“I think most lawyers see ourselves as guardians of legal institutions. You need good people to step up and be the change you want to see in the world."
Lawyers make things happen.
Case in point: Monica Piga Wallace, who graduated from the University at Buffalo School of Law in 1994. After a career in private practice and public service, she now teaches research and writing at Buffalo Law and co-directs the school’s Post-Incarceration Re-entry Practicum, in which students help former inmates with legal issues as they rejoin society.
For Wallace, her law degree is tool for making life in Western New York better – a tool that she feels a responsibility to use wisely and often.
“I think most lawyers see ourselves as guardians of legal institutions,” she says. “You need good people to step up and be the change you want to see in the world.”
That means, for example, helping to lead the effort to change the racially offensive nickname of the school system where she and her family live. Used to be the Redskins; now it’s the Legends. “I think I’m on the right side of history on that,” Wallace says. “I knew it wasn’t in the best interests of the community. We fought it not only because it was the right thing to do – the name was a racially defined slur – but also because it was a violation of anti-bullying statutes and Title VII anti-harassment statutes that didn’t exist when the name was adopted.”

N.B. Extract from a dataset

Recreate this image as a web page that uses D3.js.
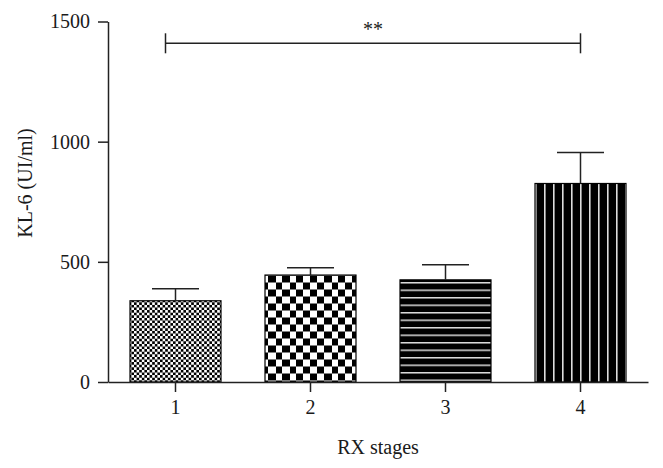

In another case, Wallace was at the forefront of a lawsuit that blocked a sovereign Indian nation from building a casino in the heart of her town. Her legal training, she says, helped her explain the consequences of transferring land to a sovereign nation, removing it from the tax rolls and exempting it from the laws that would normally apply there.
Most recently, Wallace took her case to public office, making a well-regarded run for the New York State Assembly. “I hope this will inspire other women to put themselves out there,” she says, “and to recognize the importance of being active in your community and having a say in issues affecting the community.”